Output every line of the material exactly, omitting images.
_ _ _ _ _
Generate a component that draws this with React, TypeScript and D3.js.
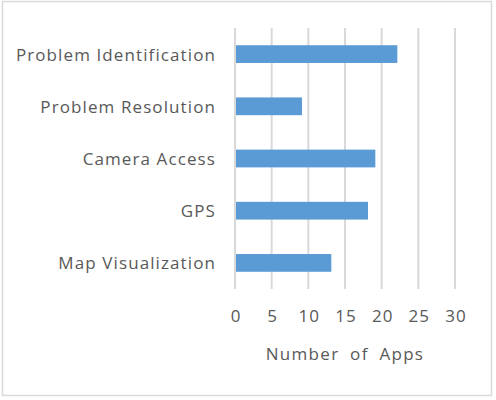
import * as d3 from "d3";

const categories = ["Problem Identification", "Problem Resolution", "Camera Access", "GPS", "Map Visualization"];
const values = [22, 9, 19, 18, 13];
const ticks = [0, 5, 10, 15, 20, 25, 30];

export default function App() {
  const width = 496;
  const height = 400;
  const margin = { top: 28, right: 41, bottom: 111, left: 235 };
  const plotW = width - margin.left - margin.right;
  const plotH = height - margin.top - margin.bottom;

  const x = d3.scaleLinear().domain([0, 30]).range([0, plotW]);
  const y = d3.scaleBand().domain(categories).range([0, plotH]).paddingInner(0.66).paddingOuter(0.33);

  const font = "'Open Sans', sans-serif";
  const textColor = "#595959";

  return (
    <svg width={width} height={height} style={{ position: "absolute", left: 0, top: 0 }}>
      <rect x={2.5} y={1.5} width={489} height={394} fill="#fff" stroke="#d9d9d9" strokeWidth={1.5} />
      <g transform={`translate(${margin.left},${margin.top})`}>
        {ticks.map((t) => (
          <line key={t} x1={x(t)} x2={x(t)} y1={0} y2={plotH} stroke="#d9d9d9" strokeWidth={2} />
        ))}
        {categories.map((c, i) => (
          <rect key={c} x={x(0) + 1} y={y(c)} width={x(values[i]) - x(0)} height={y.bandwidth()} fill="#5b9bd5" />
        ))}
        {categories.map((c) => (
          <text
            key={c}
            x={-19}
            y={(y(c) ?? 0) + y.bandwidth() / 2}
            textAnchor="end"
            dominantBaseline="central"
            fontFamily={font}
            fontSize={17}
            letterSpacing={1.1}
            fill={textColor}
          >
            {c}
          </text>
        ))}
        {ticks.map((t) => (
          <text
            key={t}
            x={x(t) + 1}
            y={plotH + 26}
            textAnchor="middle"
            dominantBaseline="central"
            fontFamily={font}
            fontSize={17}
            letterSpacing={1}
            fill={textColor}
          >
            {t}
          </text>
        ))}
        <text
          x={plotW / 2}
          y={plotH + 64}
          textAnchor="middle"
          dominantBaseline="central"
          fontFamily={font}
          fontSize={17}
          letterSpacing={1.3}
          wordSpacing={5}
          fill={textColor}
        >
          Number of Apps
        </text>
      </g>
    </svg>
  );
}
_ _ _ _ _
• [Solution for this problem]:
Generate a component that draws this with React, TypeScript and D3.js.
import * as d3 from "d3";

const categories = ["Problem Identification", "Problem Resolution", "Camera Access", "GPS", "Map Visualization"];
const values = [22, 9, 19, 18, 13];
const ticks = [0, 5, 10, 15, 20, 25, 30];

export default function App() {
  const width = 496;
  const height = 400;
  const margin = { top: 28, right: 41, bottom: 111, left: 235 };
  const plotW = width - margin.left - margin.right;
  const plotH = height - margin.top - margin.bottom;

  const x = d3.scaleLinear().domain([0, 30]).range([0, plotW]);
  const y = d3.scaleBand().domain(categories).range([0, plotH]).paddingInner(0.66).paddingOuter(0.33);

  const font = "'Open Sans', sans-serif";
  const textColor = "#595959";

  return (
    <svg width={width} height={height} style={{ position: "absolute", left: 0, top: 0 }}>
      <rect x={2.5} y={1.5} width={489} height={394} fill="#fff" stroke="#d9d9d9" strokeWidth={1.5} />
      <g transform={`translate(${margin.left},${margin.top})`}>
        {ticks.map((t) => (
          <line key={t} x1={x(t)} x2={x(t)} y1={0} y2={plotH} stroke="#d9d9d9" strokeWidth={2} />
        ))}
        {categories.map((c, i) => (
          <rect key={c} x={x(0) + 1} y={y(c)} width={x(values[i]) - x(0)} height={y.bandwidth()} fill="#5b9bd5" />
        ))}
        {categories.map((c) => (
          <text
            key={c}
            x={-19}
            y={(y(c) ?? 0) + y.bandwidth() / 2}
            textAnchor="end"
            dominantBaseline="central"
            fontFamily={font}
            fontSize={17}
            letterSpacing={1.1}
            fill={textColor}
          >
            {c}
          </text>
        ))}
        {ticks.map((t) => (
          <text
            key={t}
            x={x(t) + 1}
            y={plotH + 26}
            textAnchor="middle"
            dominantBaseline="central"
            fontFamily={font}
            fontSize={17}
            letterSpacing={1}
            fill={textColor}
          >
            {t}
          </text>
        ))}
        <text
          x={plotW / 2}
          y={plotH + 64}
          textAnchor="middle"
          dominantBaseline="central"
          fontFamily={font}
          fontSize={17}
          letterSpacing={1.3}
          wordSpacing={5}
          fill={textColor}
        >
          Number of Apps
        </text>
      </g>
    </svg>
  );
}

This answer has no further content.